Read. Read everything your eyes can spot.
3. Listen
One of my favorite zen stories is “the four monks:”
Four monks decided to meditate silently for two weeks. They lit a candle and began. By nightfall on the first day, the candle went out.
The first monk said: “Oh, no! The candle is out.”
The second monk said: “We’re not supposed to talk!”
The third monk said: “Why must you two break the silence?”
The fourth monk laughed and said: “Ha! I’m the only one who didn’t speak.”
They all did so for different reasons — distraction, condescendence, anger, ego — but each of the four monks shared his thoughts without filtering them, and not a single one improved the situation.
Had there been a fifth, wiser monk, he would’ve remained silent and kept meditating. In doing so, he would have pointed each of the other monks at their own mistake — without saying a single word.
The less you talk, the more you can listen. Listening always leads to learning. Listen as much as you can.
Everyone you’ll ever meet knows something you don’t. The more you talk, the more likely you are to miss it. Listening to them until you find it is a virtue.
Listening is free. Listening is kind. Listening gives you time to observe, to reflect, to hold off on judgments until you can form a better, more granular picture. Wisdom is formed in silence. Silence is your friend. Use silence.
The less you speak, the smarter you’ll get. And, maybe not quite coincidentally, the smarter you get, the less you’ll speak.
4. Think
The goal of googling is acquiring facts. The goal of reading is acquiring ideas. The goal of listening is understanding humans. Thinking is how you combine all three into one coherent picture of the world.
It is also how you integrate yourself into that picture, how you reflect on who you are and what you do best, and what your contribution to this world should be, whether it’s determining the most useful course of action for today or the lifetime mission that will make you the most happy and fulfilled.
You’re already thinking around the clock. Every waking second, you’re trading one thought against another. The more of these thoughts you dedicate to what matters, the faster you’ll get smarter.
Think about what drives you. Think about what you read. Think about what you hear.
Think about everything, all the time. Use your thoughts to make sense of the world.
You can think of a brilliant idea on the toilet, and you can connect two previously misunderstood concepts while waiting in line to get your hot dog.
Thoughts are free. No one can tell you what to think about. You choose what you think about. Choose to think about what matters.
Don’t ignore five-minute breaks, what feels like dead time on a train ride, and the time while you wait to fall asleep at night. All of this is life. They’re all opportunities to think. They only become wasted if you don’t use them.
Making time to sit and just think is a wonderful aspiration, but it’s much more practical to first use all the time you already have. Think everywhere, anytime. Process everything you learn. Nothing will accelerate your intelligence as much.

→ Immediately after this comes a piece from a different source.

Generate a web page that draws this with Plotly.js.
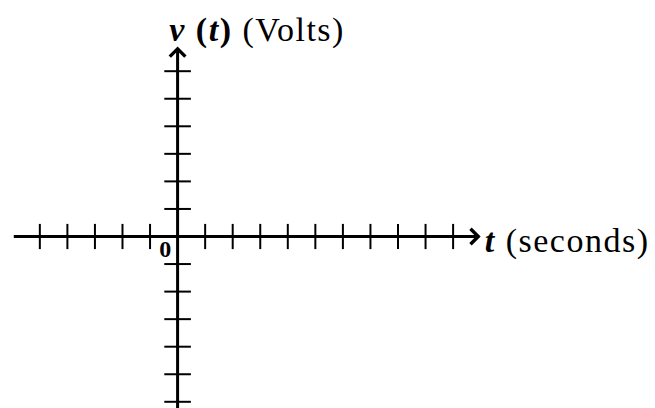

Everyone can be smart. Intelligence is learned. We do have a talent for it, but our differing starting points pale in comparison to how much we can achieve if we build the right habits.
The easiest way to build these habits is to make them so small and innocuous that they seamlessly, easily integrate into our busy lives:
- Google everything. Never stunt your curiosity.
- Read everything. It’ll add up later and will inspire you to read more.
- Listen, always. You’re never done understanding others.
- Think, all the time. Use even small time blocks to exercise your mind.
If you did just these four things, you’d already learn much faster than most of the people around you. Imagine what you could do if you made time to do them deliberately — but that’s a story for another day.